Beta This part of GOV.UK is being rebuilt – find out what this means

HMRC internal manual

Senior Accounting Officer Guidance

From
HM Revenue & Customs
Updated
, see all updates

Senior Accounting Officer main duty: appropriate tax accounting arrangements: what is an appropriate tax accounting arrangement

It is not sufficient just to have tax accounting arrangements. The Senior Accounting Officer (SAO) must take reasonable steps to ensure that these arrangements are appropriate. That requires a consideration of the care and accuracy with which these arrangements are designed, used and monitored, see SAOG14400.

Whether tax accounting arrangements are appropriate will depend on factors such as the size, complexity and nature of the business. For example, in the case of a dormant company the SAO may simply need to maintain an awareness of whether the company has remained dormant throughout the financial year.

Appropriate tax accounting arrangements must allow the company’s tax liabilities to be calculated accurately in all material respects. If the company’s monitoring processes or our enquiries show that the tax liability has not been calculated accurately in all material respects or that the business is persistently unable to make its returns on time, this may signal a deficiency in the company’s tax accounting arrangements.

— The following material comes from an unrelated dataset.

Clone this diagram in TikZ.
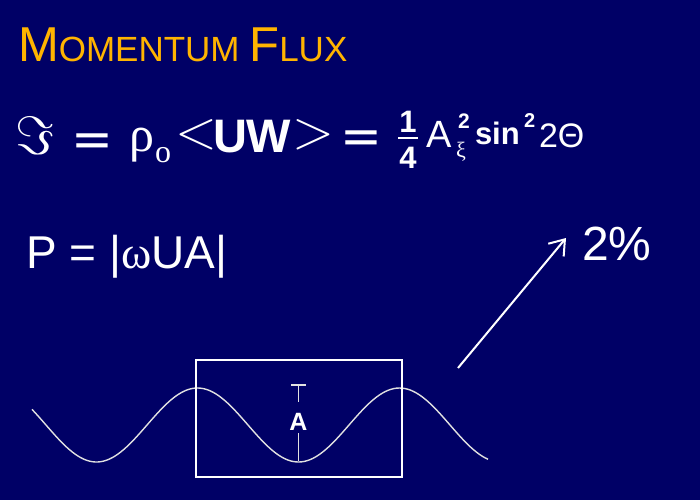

The SAO provisions are not about getting returns in on time, although we expect that and there are other provisions to cover that. They are about ensuring that the tax accounting arrangements of the company allow accurate calculation of its tax liabilities. A late return is not, therefore, of itself evidence that the SAO has failed the main duty. However, Customer Relationship Managers (CRMs) or the Mid-sized Business Customer Engagement Team (CET) might ask themselves whether the late return was caused by the lack of the necessary arrangements to satisfy the main duty.